When looking at the facade of the Crowne Plaza Shanghai Fudan Hotel it is difficult to not read into the facets of its facade some influences from the constructivist art movement that grew out of Russian Futurism in the early years of the 20th century.

Constructivist architecture flourished in the Soviet Union in the 1920s and early 1930s. Its ideas were revolutionary at the time and combined advanced technology and engineering with social purposes.

This era was also a formative one for Shanghai, as it acted as an eastern melting pot between East and West in the Warlord epoque of China in the 1910s, around the years of the Russian revolution and the financial boom of WWI. As such one would not be too surprised to find traces of these ideas right here in the Yangpu district of Shanghai where much of China’s academia flourishes today.

It is even difficult not to draw references to Russian industrialism and earlier, the cubism of Picasso and Braque, in the facets of the facade looking like human beings standing on top of, lifting, carrying and supporting each other.

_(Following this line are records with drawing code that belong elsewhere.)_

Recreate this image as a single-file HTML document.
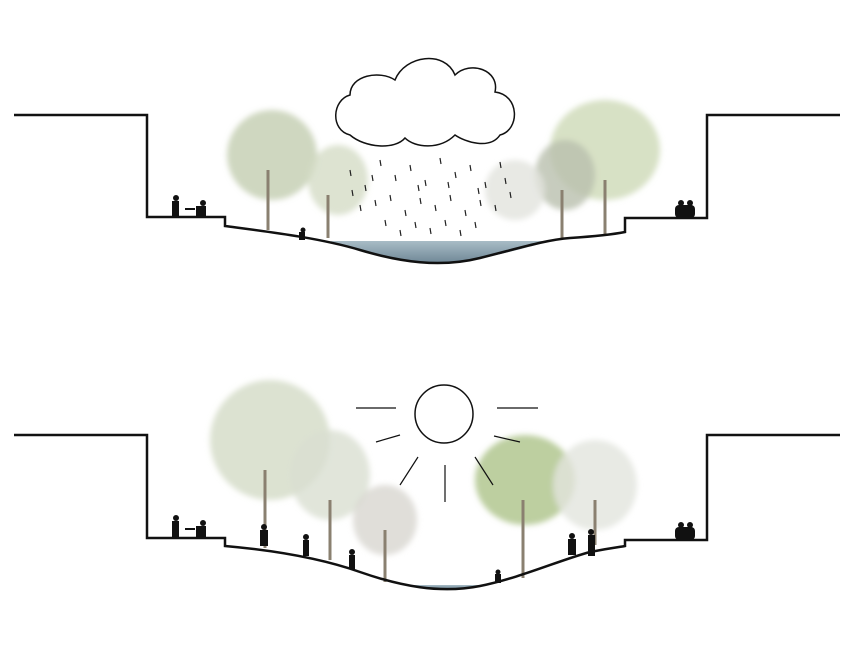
<!DOCTYPE html>
<html><head><style>html,body{margin:0;padding:0;background:#fff;width:846px;height:646px;overflow:hidden}</style></head>
<body>
<svg width="846" height="646" viewBox="0 0 846 646" xmlns="http://www.w3.org/2000/svg">
<defs>
<filter id="b" x="-20%" y="-20%" width="140%" height="140%"><feGaussianBlur stdDeviation="3"/></filter>
<linearGradient id="w" x1="0" y1="0" x2="0" y2="1"><stop offset="0" stop-color="#a8bcc6"/><stop offset="1" stop-color="#6f8796"/></linearGradient>
</defs>
<g filter="url(#b)">
<ellipse cx="272" cy="155" rx="45" ry="45" fill="#c3cdb0" opacity=".8"/>
<ellipse cx="338" cy="180" rx="30" ry="35" fill="#d5dcc6" opacity=".8"/>
<ellipse cx="605" cy="150" rx="55" ry="50" fill="#cdd9b6" opacity=".8"/>
<ellipse cx="565" cy="175" rx="30" ry="35" fill="#b9bfae" opacity=".8"/>
<ellipse cx="515" cy="190" rx="30" ry="30" fill="#e2e4dd" opacity=".8"/>
</g>
<g stroke="#8a8070" stroke-width="3" fill="none"><path d="M268 230V170M328 238V195M562 238V190M605 234V180"/></g>
<g stroke="#222" stroke-width="1.2">
<path d="M350 170l1 6M365 185l1 6M380 160l1 6M395 175l1 6M410 165l1 6M425 180l1 6M440 158l1 6M455 172l1 6M470 165l1 6M485 182l1 6M500 162l1 6M360 205l1 6M375 200l1 6M390 195l1 6M405 210l1 6M420 198l1 6M435 205l1 6M450 195l1 6M465 210l1 6M480 200l1 6M495 205l1 6M510 192l1 6M385 220l1 6M400 230l1 6M415 222l1 6M430 228l1 6M445 220l1 6M460 230l1 6M475 222l1 6M352 190l1 6M372 175l1 6M418 185l1 6M448 182l1 6M478 188l1 6M505 178l1 6"/>
</g>
<path d="M330 241 H552 C530 246 510 253 480 258 C440 268 400 262 360 250 C350 247 340 244 330 241Z" fill="url(#w)"/>
<path d="M14 115H147V217H225V226 C270 232 320 238 360 250 C400 262 440 268 480 258 C520 248 545 240 570 238 C600 236 615 234 625 232 V218H707V115H840" fill="none" stroke="#111" stroke-width="2.5"/>
<path d="M350 135 C330 130 332 100 350 95 C350 75 380 70 395 80 C405 55 445 50 455 75 C470 60 500 70 495 92 C520 95 520 130 500 135 C490 150 465 142 455 135 C440 150 415 148 405 138 C395 150 365 148 350 135Z" fill="#fff" stroke="#111" stroke-width="1.5"/>
<g fill="#111">
<circle cx="176" cy="198" r="3"/><rect x="172" y="201" width="7" height="16"/>
<circle cx="203" cy="203" r="3"/><rect x="196" y="206" width="10" height="11"/>
<rect x="185" y="208" width="10" height="2"/>
<circle cx="303" cy="230" r="2.5"/><rect x="299" y="232" width="6" height="8"/>
<rect x="675" y="205" width="20" height="13" rx="4"/><circle cx="681" cy="203" r="3"/><circle cx="690" cy="203" r="3"/>
</g>
<g filter="url(#b)">
<ellipse cx="270" cy="440" rx="60" ry="60" fill="#d3dbc6" opacity=".8"/>
<ellipse cx="330" cy="475" rx="40" ry="45" fill="#dadfd1" opacity=".8"/>
<ellipse cx="385" cy="520" rx="32" ry="35" fill="#d8d6d0" opacity=".8"/>
<ellipse cx="525" cy="480" rx="50" ry="45" fill="#b6ca96" opacity=".9"/>
<ellipse cx="595" cy="485" rx="42" ry="45" fill="#e2e5dd" opacity=".8"/>
</g>
<g stroke="#8a8070" stroke-width="3" fill="none"><path d="M265 548V470M330 560V500M385 582V530M523 578V500M595 545V500"/></g>
<circle cx="444" cy="414" r="29" fill="#fff" stroke="#111" stroke-width="1.5"/>
<g stroke="#111" stroke-width="1.2"><path d="M356 408H396M497 408H538M376 442L400 435M494 436L520 442M400 485L418 457M445 465V502M475 457L493 485"/></g>
<path d="M405 585 C430 590 460 590 485 585Z" fill="url(#w)"/>
<path d="M14 435H147V538H225V546 C270 550 320 558 360 572 C400 586 440 594 480 586 C520 578 560 560 590 552 C610 548 620 547 625 546 V540H707V435H840" fill="none" stroke="#111" stroke-width="2.5"/>
<g fill="#111">
<circle cx="176" cy="518" r="3"/><rect x="172" y="521" width="7" height="16"/>
<circle cx="203" cy="523" r="3"/><rect x="196" y="526" width="10" height="11"/>
<rect x="185" y="528" width="10" height="2"/>
<circle cx="264" cy="527" r="3"/><rect x="260" y="530" width="8" height="16"/>
<circle cx="306" cy="537" r="3"/><rect x="303" y="540" width="6" height="16"/>
<circle cx="352" cy="552" r="3"/><rect x="349" y="555" width="6" height="14"/>
<circle cx="498" cy="572" r="2.5"/><rect x="495" y="574" width="6" height="9"/>
<circle cx="572" cy="536" r="3"/><rect x="568" y="539" width="8" height="16"/>
<circle cx="591" cy="532" r="3"/><rect x="588" y="535" width="7" height="21"/>
<rect x="675" y="527" width="20" height="13" rx="4"/><circle cx="681" cy="525" r="3"/><circle cx="690" cy="525" r="3"/>
</g>
</svg>
</body></html>
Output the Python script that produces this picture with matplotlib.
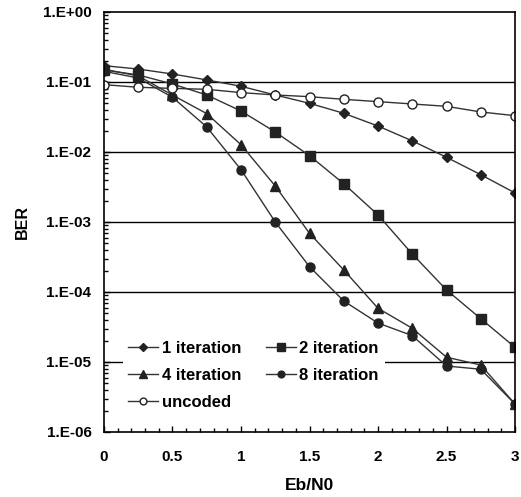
import numpy as np
import matplotlib.pyplot as plt
from matplotlib.ticker import FuncFormatter, MultipleLocator, LogLocator

## DATA
ebn0 = [0, 0.25, 0.5, 0.75, 1.0, 1.25, 1.5, 1.75, 2.0, 2.25, 2.5, 2.75, 3.0]

ber_1it = [0.171, 0.153, 0.130, 0.107, 0.0868, 0.0652, 0.0496, 0.0357, 0.0235,
           0.0144, 0.0084, 0.00474, 0.0026]
ber_2it = [0.148, 0.126, 0.0936, 0.0652, 0.0385, 0.0193, 0.00886, 0.00352,
           0.00126, 0.000349, 0.000107, 4.16e-5, 1.62e-5]
ber_4it = [0.152, 0.122, 0.065, 0.0353, 0.0127, 0.00327, 0.000689, 0.000206,
           5.85e-5, 3.03e-5, 1.17e-5, 9.06e-6, 2.51e-6]
ber_8it = [0.142, 0.114, 0.0604, 0.0228, 0.00559, 0.001, 0.00023, 7.44e-5,
           3.6e-5, 2.38e-5, 8.77e-6, 7.87e-6, 2.51e-6]
ber_unc = [0.0916, 0.084, 0.081, 0.0786, 0.0705, 0.0652, 0.0617, 0.0565,
           0.0524, 0.0485, 0.0449, 0.0373, 0.033]

labels = ['1 iteration', '2 iteration', '4 iteration', '8 iteration', 'uncoded']

plt.rcParams['font.family'] = ['Liberation Sans', 'DejaVu Sans']
plt.rcParams['font.weight'] = 'bold'

fig = plt.figure(figsize=(5.21, 4.97), dpi=100)
ax = fig.add_axes([0.1996, 0.1308, 0.7889, 0.8451])

lc = '#333333'
mc = '#222222'
h1, = ax.plot(ebn0, ber_1it, '-', marker='D', ms=5, color=lc, mfc=mc, mec=mc, lw=1, label=labels[0])
h2, = ax.plot(ebn0, ber_2it, '-', marker='s', ms=7, color=lc, mfc=mc, mec=mc, lw=1, label=labels[1])
h4, = ax.plot(ebn0, ber_4it, '-', marker='^', ms=7, color=lc, mfc=mc, mec=mc, lw=1, label=labels[2])
h8, = ax.plot(ebn0, ber_8it, '-', marker='o', ms=6.5, color=lc, mfc=mc, mec=mc, lw=1, label=labels[3])
hu, = ax.plot(ebn0, ber_unc, '-', marker='o', ms=6.5, color=lc, mfc='white', mec=mc, lw=1, mew=1, label=labels[4])

ax.set_yscale('log')
ax.set_ylim(1e-6, 1)
ax.set_xlim(0, 3)

# horizontal grid at each decade
for e in range(-5, 0):
    ax.axhline(10.0 ** e, color='black', lw=1, zorder=1)

ax.xaxis.set_major_locator(MultipleLocator(0.5))
ax.xaxis.set_minor_locator(MultipleLocator(0.1))
ax.yaxis.set_major_locator(LogLocator(base=10, numticks=10))
ax.yaxis.set_minor_locator(LogLocator(base=10, subs=np.arange(2, 10), numticks=20))
ax.yaxis.set_major_formatter(FuncFormatter(
    lambda v, p: '1.E+00' if v >= 1 else '1.E-%02d' % int(round(-np.log10(v)))))
ax.xaxis.set_major_formatter(FuncFormatter(lambda v, p: '%g' % v))

ax.tick_params(axis='both', which='both', direction='in', top=False, right=False, width=1)
ax.tick_params(axis='x', which='major', labelsize=11, pad=13)
ax.tick_params(axis='y', which='major', labelsize=11, pad=9)
ax.tick_params(axis='both', which='major', length=4)
ax.tick_params(axis='both', which='minor', length=3)
for lab in ax.get_xticklabels() + ax.get_yticklabels():
    lab.set_fontweight('bold')
for s in ax.spines.values():
    s.set_linewidth(1.2)

ax.set_xlabel('Eb/N0', fontsize=12.5, fontweight='bold', labelpad=10)
ax.set_ylabel('BER', fontsize=11.5, fontweight='bold', labelpad=9)

leg = ax.legend([h1, h4, hu, h2, h8], [labels[0], labels[2], labels[4], labels[1], labels[3]],
                ncol=2, loc='lower left', bbox_to_anchor=(0.025, 0.018),
                fontsize=12, handlelength=1.8, handletextpad=0.2, markerscale=0.75,
                columnspacing=1.5, labelspacing=0.72, borderpad=0.35,
                frameon=True, fancybox=False)
leg.get_frame().set_edgecolor('none')
leg.get_frame().set_facecolor('white')
leg.get_frame().set_alpha(1)
for t in leg.get_texts():
    t.set_fontweight('bold')

fig.savefig('out.png', dpi=100)
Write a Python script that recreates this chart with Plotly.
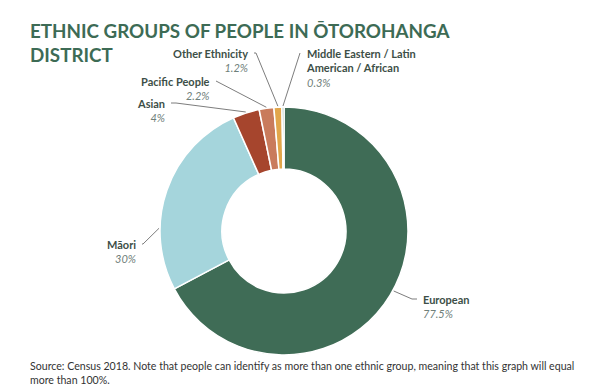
import math
import plotly.graph_objects as go

# ---- data ----
categories = ["European", "Māori", "Asian", "Pacific People", "Other Ethnicity",
              "Middle Eastern / Latin<br>American / African"]
percent_values = [77.5, 30, 4, 2.2, 1.2, 0.3]
percent_labels = ["77.5%", "30%", "4%", "2.2%", "1.2%", "0.3%"]

# ---- style / layout ----
W, H = 600, 388
colors = ["#3f6c56", "#a5d5dc", "#a6452d", "#c97b5c", "#e2a64a", "#7fa38f"]
PIE_X = (160, 408)      # pixel extents of the pie domain
PIE_Y = (107, 355)
HOLE = 0.5
# where in each slice (fraction of its angular span) the leader line touches
anchor_frac = [0.49, 0.31, 0.5, 0.5, 0.5, 0.5]
# label text position (pixel), side, and elbow x (pixel)
label_pos = [
    dict(x=421, y=299, side="left", elbow=412),
    dict(x=138, y=244, side="right", elbow=143),
    dict(x=167, y=103, side="right", elbow=176),
    dict(x=212, y=81, side="right", elbow=216),
    dict(x=250, y=53, side="right", elbow=256),
    dict(x=304, y=53, side="left", elbow=300),
]
NAME_COLOR = "#3d4f47"
PCT_COLOR = "#6f807a"
LINE_COLOR = "#7d7d7d"
FONT = "Lato"


def px(x):
    return x / W


def py(y):
    return 1 - y / H


fig = go.Figure(go.Pie(
    labels=[c.replace("<br>", " ") for c in categories],
    values=percent_values,
    hole=HOLE,
    sort=False,
    direction="clockwise",
    rotation=0,
    marker=dict(colors=colors, line=dict(color="white", width=1.5)),
    textinfo="none",
    hoverinfo="label+value",
    domain=dict(x=[px(PIE_X[0]), px(PIE_X[1])], y=[py(PIE_Y[1]), py(PIE_Y[0])]),
    showlegend=False,
))

cx = (PIE_X[0] + PIE_X[1]) / 2
cy = (PIE_Y[0] + PIE_Y[1]) / 2
R = (PIE_X[1] - PIE_X[0]) / 2

total = sum(percent_values)
start = 0.0
annotations = []
shapes = []
for i, v in enumerate(percent_values):
    span = v / total * 360
    ang = math.radians(start + span * anchor_frac[i])
    start += span
    ax = cx + (R + 1) * math.sin(ang)
    ay = cy - (R + 1) * math.cos(ang)
    lp = label_pos[i]
    ly = lp["y"]
    ex = lp["elbow"]
    tx = lp["x"] + (4 if lp["side"] == "right" else -4)
    path = f"M {px(ax)} {py(ay)} L {px(ex)} {py(ly)} L {px(tx)} {py(ly)}"
    shapes.append(dict(type="path", xref="paper", yref="paper", path=path,
                       line=dict(color=LINE_COLOR, width=1)))
    name = categories[i]
    text = (f"<b>{name}</b><br><i><span style='color:{PCT_COLOR}'>"
            f"{percent_labels[i]}</span></i>")
    annotations.append(dict(
        x=px(lp["x"]), y=py(ly - 8), xref="paper", yref="paper",
        xanchor="right" if lp["side"] == "right" else "left",
        yanchor="top", align=lp["side"], showarrow=False,
        text=text, font=dict(family=FONT, size=11, color=NAME_COLOR),
    ))

# title
annotations.append(dict(
    x=px(28), y=py(17), xref="paper", yref="paper", xanchor="left", yanchor="top",
    align="left", showarrow=False,
    text="<b>ETHNIC GROUPS OF PEOPLE IN ŌTOROHANGA<br>DISTRICT</b>",
    font=dict(family=FONT, size=18.8, color="#3d6b55"),
))
# footnote
annotations.append(dict(
    x=px(28), y=py(358), xref="paper", yref="paper", xanchor="left", yanchor="top",
    align="left", showarrow=False,
    text=("Source: Census 2018. Note that people can identify as more than one ethnic group, "
          "meaning that this graph will equal<br>more than 100%."),
    font=dict(family=FONT, size=10.6, color="#333333"),
))

fig.update_layout(
    width=W, height=H,
    margin=dict(l=0, r=0, t=0, b=0),
    paper_bgcolor="white", plot_bgcolor="white",
    annotations=annotations, shapes=shapes,
)
fig.write_html("out.html", config={"displayModeBar": False},
               post_script="document.body.style.margin='0';")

Architecture depicting the human strive to higher and higher achievements.

The Russian bicyclist painting by Natalia Goncharova (Cyclist, 1913) comes to mind as another reference to the Russian futurism of the 1910’s. This can be seen in contrast to the slightly older painting by Ramon Casas, of himself and Pere Romeu on a Tandem, 1897. The two works of art illustrate a dramatic change in ideologies and thus realities, that had come by in a mere few decades. The latter was painted specifically for the interior of the Els Quatre Gats in Barcelona, a restaurant and bar that was pretty much the center of the early Modernisme art movement in Barcelona at the turn of the century, and also the very place where Picasso had his first exhibition.